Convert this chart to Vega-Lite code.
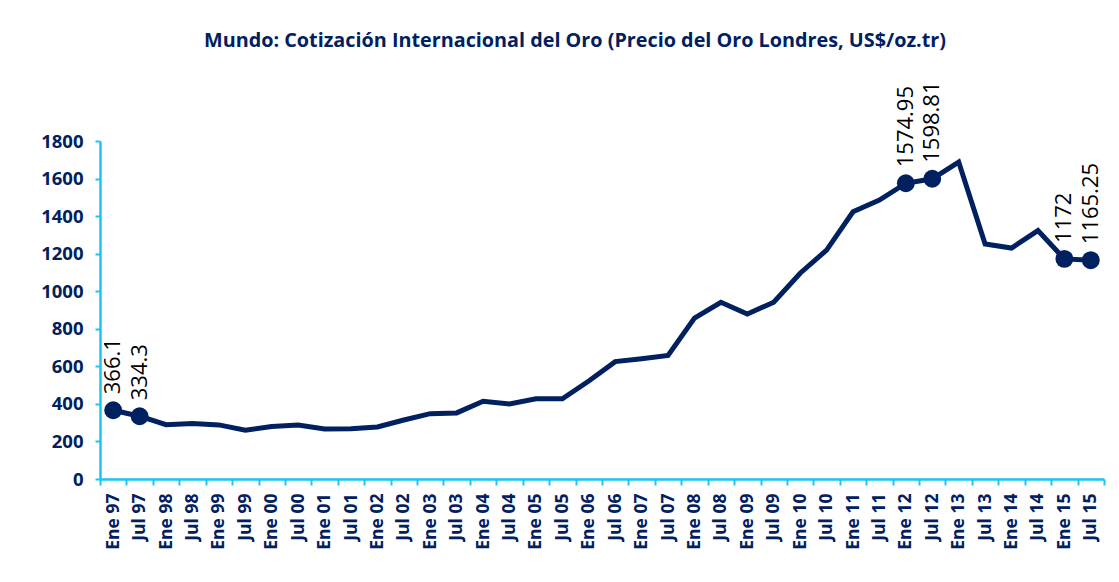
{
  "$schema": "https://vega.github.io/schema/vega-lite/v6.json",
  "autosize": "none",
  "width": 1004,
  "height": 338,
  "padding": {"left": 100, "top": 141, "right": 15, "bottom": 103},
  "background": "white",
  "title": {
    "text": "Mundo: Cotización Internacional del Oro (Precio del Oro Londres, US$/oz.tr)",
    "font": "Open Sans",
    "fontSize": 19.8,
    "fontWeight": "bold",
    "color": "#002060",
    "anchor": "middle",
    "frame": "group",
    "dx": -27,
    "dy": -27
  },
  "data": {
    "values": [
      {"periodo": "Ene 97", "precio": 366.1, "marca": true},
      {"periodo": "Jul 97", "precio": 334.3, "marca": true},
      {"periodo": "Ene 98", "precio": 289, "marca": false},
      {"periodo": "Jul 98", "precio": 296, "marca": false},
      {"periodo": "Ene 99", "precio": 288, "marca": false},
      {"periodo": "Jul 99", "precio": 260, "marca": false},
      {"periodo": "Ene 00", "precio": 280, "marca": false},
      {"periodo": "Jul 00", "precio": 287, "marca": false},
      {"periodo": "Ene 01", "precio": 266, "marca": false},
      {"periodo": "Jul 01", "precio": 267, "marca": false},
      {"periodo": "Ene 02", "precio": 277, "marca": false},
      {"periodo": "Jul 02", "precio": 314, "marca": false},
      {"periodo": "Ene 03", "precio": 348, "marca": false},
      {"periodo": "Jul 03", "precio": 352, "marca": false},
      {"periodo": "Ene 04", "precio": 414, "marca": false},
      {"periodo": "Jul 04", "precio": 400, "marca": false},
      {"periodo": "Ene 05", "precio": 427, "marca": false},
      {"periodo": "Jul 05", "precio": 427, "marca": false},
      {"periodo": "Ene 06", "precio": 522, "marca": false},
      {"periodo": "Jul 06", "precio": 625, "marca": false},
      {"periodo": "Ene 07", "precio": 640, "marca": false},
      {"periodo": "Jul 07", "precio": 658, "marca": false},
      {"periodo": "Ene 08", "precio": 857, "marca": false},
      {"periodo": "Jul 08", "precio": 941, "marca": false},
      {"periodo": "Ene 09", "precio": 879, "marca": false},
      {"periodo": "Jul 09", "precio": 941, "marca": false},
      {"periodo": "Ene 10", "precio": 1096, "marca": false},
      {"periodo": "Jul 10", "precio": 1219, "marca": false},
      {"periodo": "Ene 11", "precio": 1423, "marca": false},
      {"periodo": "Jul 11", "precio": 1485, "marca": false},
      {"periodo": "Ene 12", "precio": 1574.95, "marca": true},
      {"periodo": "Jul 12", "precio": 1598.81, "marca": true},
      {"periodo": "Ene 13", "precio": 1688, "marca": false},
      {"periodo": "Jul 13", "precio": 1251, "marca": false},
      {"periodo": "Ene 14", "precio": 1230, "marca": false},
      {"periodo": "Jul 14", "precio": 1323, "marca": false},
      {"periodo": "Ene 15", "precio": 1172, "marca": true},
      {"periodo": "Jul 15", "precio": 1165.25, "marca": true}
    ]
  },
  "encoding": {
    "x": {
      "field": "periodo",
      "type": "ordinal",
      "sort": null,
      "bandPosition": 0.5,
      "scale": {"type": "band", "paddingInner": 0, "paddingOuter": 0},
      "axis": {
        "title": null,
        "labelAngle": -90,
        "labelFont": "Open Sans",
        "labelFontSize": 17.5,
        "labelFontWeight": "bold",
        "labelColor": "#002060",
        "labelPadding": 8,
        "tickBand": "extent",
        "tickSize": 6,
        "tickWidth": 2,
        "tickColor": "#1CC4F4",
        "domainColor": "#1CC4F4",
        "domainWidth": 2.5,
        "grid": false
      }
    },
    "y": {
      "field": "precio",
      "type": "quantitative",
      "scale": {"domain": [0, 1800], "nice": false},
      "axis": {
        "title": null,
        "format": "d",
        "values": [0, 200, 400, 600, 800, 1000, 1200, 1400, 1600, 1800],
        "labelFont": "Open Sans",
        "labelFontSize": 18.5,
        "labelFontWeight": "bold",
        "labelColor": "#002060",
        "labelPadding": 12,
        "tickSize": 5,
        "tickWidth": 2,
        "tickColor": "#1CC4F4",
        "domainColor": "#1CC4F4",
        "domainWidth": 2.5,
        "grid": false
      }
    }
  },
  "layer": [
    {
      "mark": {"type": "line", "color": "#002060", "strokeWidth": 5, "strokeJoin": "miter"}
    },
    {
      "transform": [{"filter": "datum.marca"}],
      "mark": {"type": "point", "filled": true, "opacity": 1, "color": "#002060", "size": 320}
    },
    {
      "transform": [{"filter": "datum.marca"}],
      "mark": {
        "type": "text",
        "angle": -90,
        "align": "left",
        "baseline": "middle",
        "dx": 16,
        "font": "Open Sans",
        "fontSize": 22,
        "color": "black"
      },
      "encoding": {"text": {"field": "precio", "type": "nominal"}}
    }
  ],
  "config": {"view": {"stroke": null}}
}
++++++
▸ **Exercise aim**
What is needed is an exact reproduction of the data, pictures excluded.

▸ **Problem solution**
Convert this chart to Vega-Lite code.
{
  "$schema": "https://vega.github.io/schema/vega-lite/v6.json",
  "autosize": "none",
  "width": 1004,
  "height": 338,
  "padding": {"left": 100, "top": 141, "right": 15, "bottom": 103},
  "background": "white",
  "title": {
    "text": "Mundo: Cotización Internacional del Oro (Precio del Oro Londres, US$/oz.tr)",
    "font": "Open Sans",
    "fontSize": 19.8,
    "fontWeight": "bold",
    "color": "#002060",
    "anchor": "middle",
    "frame": "group",
    "dx": -27,
    "dy": -27
  },
  "data": {
    "values": [
      {"periodo": "Ene 97", "precio": 366.1, "marca": true},
      {"periodo": "Jul 97", "precio": 334.3, "marca": true},
      {"periodo": "Ene 98", "precio": 289, "marca": false},
      {"periodo": "Jul 98", "precio": 296, "marca": false},
      {"periodo": "Ene 99", "precio": 288, "marca": false},
      {"periodo": "Jul 99", "precio": 260, "marca": false},
      {"periodo": "Ene 00", "precio": 280, "marca": false},
      {"periodo": "Jul 00", "precio": 287, "marca": false},
      {"periodo": "Ene 01", "precio": 266, "marca": false},
      {"periodo": "Jul 01", "precio": 267, "marca": false},
      {"periodo": "Ene 02", "precio": 277, "marca": false},
      {"periodo": "Jul 02", "precio": 314, "marca": false},
      {"periodo": "Ene 03", "precio": 348, "marca": false},
      {"periodo": "Jul 03", "precio": 352, "marca": false},
      {"periodo": "Ene 04", "precio": 414, "marca": false},
      {"periodo": "Jul 04", "precio": 400, "marca": false},
      {"periodo": "Ene 05", "precio": 427, "marca": false},
      {"periodo": "Jul 05", "precio": 427, "marca": false},
      {"periodo": "Ene 06", "precio": 522, "marca": false},
      {"periodo": "Jul 06", "precio": 625, "marca": false},
      {"periodo": "Ene 07", "precio": 640, "marca": false},
      {"periodo": "Jul 07", "precio": 658, "marca": false},
      {"periodo": "Ene 08", "precio": 857, "marca": false},
      {"periodo": "Jul 08", "precio": 941, "marca": false},
      {"periodo": "Ene 09", "precio": 879, "marca": false},
      {"periodo": "Jul 09", "precio": 941, "marca": false},
      {"periodo": "Ene 10", "precio": 1096, "marca": false},
      {"periodo": "Jul 10", "precio": 1219, "marca": false},
      {"periodo": "Ene 11", "precio": 1423, "marca": false},
      {"periodo": "Jul 11", "precio": 1485, "marca": false},
      {"periodo": "Ene 12", "precio": 1574.95, "marca": true},
      {"periodo": "Jul 12", "precio": 1598.81, "marca": true},
      {"periodo": "Ene 13", "precio": 1688, "marca": false},
      {"periodo": "Jul 13", "precio": 1251, "marca": false},
      {"periodo": "Ene 14", "precio": 1230, "marca": false},
      {"periodo": "Jul 14", "precio": 1323, "marca": false},
      {"periodo": "Ene 15", "precio": 1172, "marca": true},
      {"periodo": "Jul 15", "precio": 1165.25, "marca": true}
    ]
  },
  "encoding": {
    "x": {
      "field": "periodo",
      "type": "ordinal",
      "sort": null,
      "bandPosition": 0.5,
      "scale": {"type": "band", "paddingInner": 0, "paddingOuter": 0},
      "axis": {
        "title": null,
        "labelAngle": -90,
        "labelFont": "Open Sans",
        "labelFontSize": 17.5,
        "labelFontWeight": "bold",
        "labelColor": "#002060",
        "labelPadding": 8,
        "tickBand": "extent",
        "tickSize": 6,
        "tickWidth": 2,
        "tickColor": "#1CC4F4",
        "domainColor": "#1CC4F4",
        "domainWidth": 2.5,
        "grid": false
      }
    },
    "y": {
      "field": "precio",
      "type": "quantitative",
      "scale": {"domain": [0, 1800], "nice": false},
      "axis": {
        "title": null,
        "format": "d",
        "values": [0, 200, 400, 600, 800, 1000, 1200, 1400, 1600, 1800],
        "labelFont": "Open Sans",
        "labelFontSize": 18.5,
        "labelFontWeight": "bold",
        "labelColor": "#002060",
        "labelPadding": 12,
        "tickSize": 5,
        "tickWidth": 2,
        "tickColor": "#1CC4F4",
        "domainColor": "#1CC4F4",
        "domainWidth": 2.5,
        "grid": false
      }
    }
  },
  "layer": [
    {
      "mark": {"type": "line", "color": "#002060", "strokeWidth": 5, "strokeJoin": "miter"}
    },
    {
      "transform": [{"filter": "datum.marca"}],
      "mark": {"type": "point", "filled": true, "opacity": 1, "color": "#002060", "size": 320}
    },
    {
      "transform": [{"filter": "datum.marca"}],
      "mark": {
        "type": "text",
        "angle": -90,
        "align": "left",
        "baseline": "middle",
        "dx": 16,
        "font": "Open Sans",
        "fontSize": 22,
        "color": "black"
      },
      "encoding": {"text": {"field": "precio", "type": "nominal"}}
    }
  ],
  "config": {"view": {"stroke": null}}
}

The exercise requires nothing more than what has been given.